Meg Parker, Photo Editor

This op-ed is part of the Review’s Student Senate column. In an effort to increase communication and transparency, Student Senators provide personal perspectives on recent events on campus and in the community.

Student Senate is an inherently political body. Former Student Senator and College sophomore Kameron Dunbar wrote an op-ed for the Review last December about Senate’s role as a political actor, including its freedom to take preemptive action and stances on contentious issues on and off campus (“Senate Activism Vital to Political Resistance,” Dec. 2, 2016). Now, almost three months later, it has become obvious that Student Senate has embraced that role and will continue moving forward as a political body.

Our capacity to act as a political body is dependent on your involvement. So far this spring, you have been involved.
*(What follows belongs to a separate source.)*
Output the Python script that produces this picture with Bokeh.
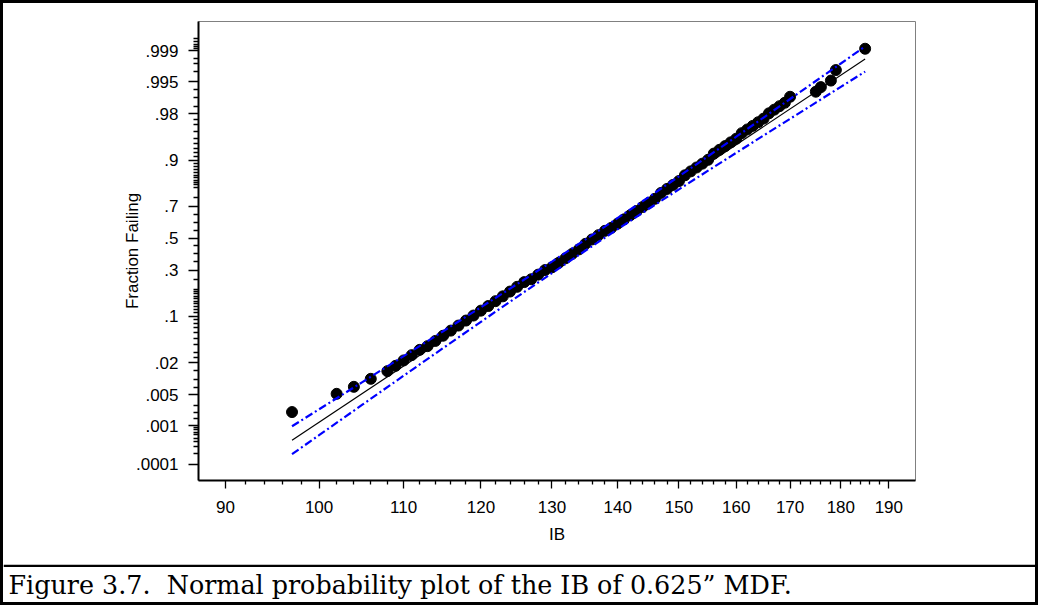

In past elections, we have barely met quorum of 20 percent of the student body and have needed to encourage students to run for Senate. That was far from the case this semester. I thank the 25 candidates who ran for Senate and more than 800 students who voted in our most recent election. You are aiding us in our goal of being a representative and impactful political actor on campus.

Additionally, of the senators who ran, 10 publicly named making Senate a nucleus of student activism as a goal. This means making Senate, and individual senators, a central organizing platform and a place for students to work through in their efforts to make reforms on campus. I personally want to march with you as you protest the repeal of the Deferred Action for Childhood Arrivals policy. I want to stand with you as you support organized labor on campus. I want to work with Dean of Students Meredith Raimondo, Interim Title IX Coordinator Rebecca Mosely and the rest of the Equity, Diversity, and Inclusion Committee as we explore capital planning to add more gender-neutral bathrooms in campus buildings.

Every action Senate takes is a political action. Whether it’s demonstrating in the streets for sanctuary campuses, condemning racialized violence or meeting with faculty, staff and administrators to evaluate departments and the role of the liberal arts in educational philosophy, our goal is to improve students’ lives.

Fundamentally, Senate’s role is to advocate for and protect the needs and wants of the student body. Our desire is to do that through building meaningful relationships with our constituents and the adults who have entered the field of higher education with the desire to illuminate future generations. A unique aspect of Student Senate is that there is one Senator for roughly every 200 students. We have the capacity to build meaningful relationships with our constituents so that we can best serve students as we all engage in the College’s and the nation’s political system. Senate is distinctive in its position as both a bureaucratic body and a conduit for activist agencies aspiring for change.

Many of you have taken the first and easiest step toward involvement by voting in our most recent election. Now I ask for something a little harder. I am extending an invitation to every member of the student body to come to Azariah’s Café from 9 to 10 p.m. Monday through Thursday every week to voice concerns and aid us in our efforts to utilize student power. Oberlin is unique in the ways students have a voice in the room where it happens, to steal a phrase from writer and actor Lin-Manuel Miranda. While we lack representatives on the Board of Trustees, much to the chagrin of Student Senate, we can be in many of the rooms where decisions are made on campus.

New sophomore Senators Kai Joy and Cecilia Wallace have taken on the role of committee liaisons and want to put you in those rooms. Joy and Wallace have the privilege of appointing students to the committees that make decisions around Winter Term; Equity, Diversity, and Inclusion; and Dining. Through a short application and interview process, you could be in the room shaping decisions on campus. Let your voice be heard and help us participate in activism and resistance over the next four years. Let this serve as the call to action that inspired you to join the Green EDGE Fund, Student Honor Committee, the Community-Based Learning Committee or the Financial Aid and Admissions Advisory Committee, to name a few opportunities.